Corkery's opinion differed from that of Staff Sgt. Larain O'Connor, who didn't mind the FSCU coat but disliked the tapered trousers. "I'm not a big fan of it," said O'Connor of the uniform. "That's why I never really wore it after we tried them. It's not very comfortable.

"I like the old uniform, personally. It's just more comfortable, kind of like wearing pajamas."

Though she thought the uniform was comfortable overall, Staff Sgt. Rose Alectine agreed with O'Connor's view of the trousers. "If they fix the pants, it would be good," Alectine said. "It's great that they thought of us women."

"I'd say it's kind of split down the middle," said Harshman of the Guardsmen's feedback on the new uniform. "I guess this will tell us."

As Biela noted, product evaluations are cyclical in nature. When new technologies are applied, OFIG is back soliciting Soldier feedback on the same items they evaluated previously.

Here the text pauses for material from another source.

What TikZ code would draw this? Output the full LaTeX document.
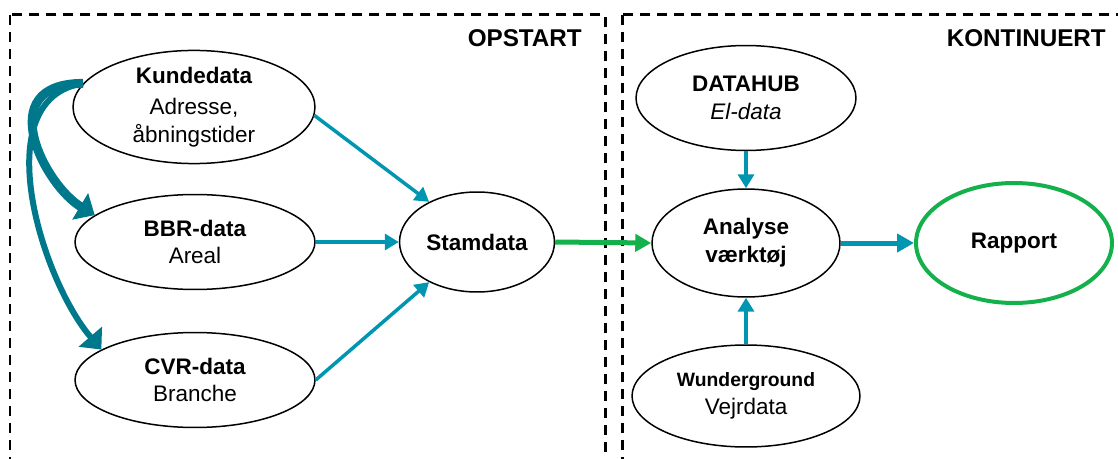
\documentclass[tikz,border=0pt]{standalone}
\usepackage{fontspec}
\setmainfont{Liberation Sans}
\usetikzlibrary{shapes.geometric,arrows.meta}

\definecolor{flowteal}{RGB}{0,150,178}
\definecolor{darkteal}{RGB}{0,120,140}
\definecolor{okgreen}{RGB}{20,176,76}

\tikzset{
  datanode/.style={ellipse, draw=black, line width=0.03cm, inner sep=0pt, align=center},
  zone/.style={draw=black, line width=0.06cm, dash pattern=on 0.2cm off 0.14cm},
  zonelabel/.style={anchor=east, font=\fontsize{13.8}{16}\selectfont\bfseries},
  link/.style={draw=flowteal, line width=0.07cm, -{Triangle[length=0.28cm,width=0.32cm]}},
  biglink/.style={draw=flowteal, line width=0.1cm, -{Triangle[length=0.34cm,width=0.36cm]}},
  greenlink/.style={draw=okgreen, line width=0.1cm, -{Triangle[length=0.32cm,width=0.34cm]}},
  swoop/.style={draw=darkteal, -{Triangle[length=0.34cm,width=0.6cm]}}
}

\begin{document}
\begin{tikzpicture}[x=0.02cm, y=-0.02cm, font=\fontsize{12.8}{15.8}\selectfont]
  \useasboundingbox (0,0) rectangle (1118,459);

  % the two phases
  \draw[zone] (10,15) rectangle (605,480);
  \draw[zone] (622,15) rectangle (1140,480);
  \node[zonelabel] (opstart) at (588,38) {OPSTART};
  \node[zonelabel] (kontinuert) at (1112,38) {KONTINUERT};

  % sources
  \node[datanode, minimum width=4.84cm, minimum height=1.96cm] (kunde) at (194,107)
    {\textbf{Kundedata}\\[2pt]Adresse,\\åbningstider};
  \node[datanode, minimum width=4.8cm, minimum height=1.9cm] (bbr) at (195,242)
    {\textbf{BBR-data}\\Areal};
  \node[datanode, minimum width=4.8cm, minimum height=1.9cm] (cvr) at (195,380)
    {\textbf{CVR-data}\\Branche};
  \node[datanode, minimum width=3.1cm, minimum height=2cm] (stam) at (477,242)
    {\textbf{Stamdata}};

  % analysis
  \node[datanode, minimum width=4.4cm, minimum height=2.1cm] (datahub) at (746,98)
    {\textbf{DATAHUB}\\\textit{El-data}};
  \node[datanode, minimum width=3.76cm, minimum height=2.16cm] (analyse) at (746,243)
    {\textbf{Analyse}\\\textbf{værktøj}};
  \node[datanode, minimum width=4.56cm, minimum height=2.04cm] (wunder) at (746,396)
    {{\fontsize{11}{13}\selectfont\textbf{Wunderground}}\\Vejrdata};
  \node[datanode, draw=okgreen, line width=0.08cm, minimum width=3.92cm, minimum height=2.4cm] (rapport) at (1014,243)
    {\textbf{Rapport}};

  % copying customer data on
  \draw[swoop, line width=0.18cm] (kunde.168) .. controls +(-92,0) and +(-50,-30) .. (bbr.165);
  \draw[swoop, line width=0.12cm] (kunde.168) .. controls +(-98,15) and +(-60,-70) .. (cvr.162);

  % flows
  \draw[link] (kunde.-4) -- (stam.140);
  \draw[link] (bbr.east) -- (stam.west);
  \draw[link] (cvr.east) -- (stam.220);
  \draw[greenlink] (stam.east) -- (analyse.west);
  \draw[link] (datahub.south) -- (analyse.north);
  \draw[link] (wunder.north) -- (analyse.south);
  \draw[biglink] (analyse.east) -- (rapport.west);
\end{tikzpicture}
\end{document}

"Do all items get adopted?" Biela said. "No, sometimes they go out to Soldiers and none of the items (do). The item currently issued is probably better than some of the ones we've tested, but that's the purpose of testing with Soldiers…to see whether this is going to work."

While collecting data on one item, researchers often get Soldier feedback on other items. "When we're out there with the Soldiers doing a field evaluation, on the back of the survey pages, we always get comments about items that have nothing to do with the current field evaluation," said Larry Lesher, a CRT mathematical statistician, "but we always bring these comments and concerns back here to Natick and let whoever is responsible for that particular item know that this is what we found."

CRT and OFIG have only one goal in mind--helping get the right equipment to Soldiers. "The main priority is to make sure that everything is collected fairly and evenly," said Given, "with no bias in any direction for any of the products."

When new products are fielded, these groups often get little or no notice for their roles in the development. Biela doesn't worry about that.

"We don't need bragging rights to do our job," Biela said. "A lot of us are ex-Soldiers. We know there's a job to do, we know it's important, and we do it."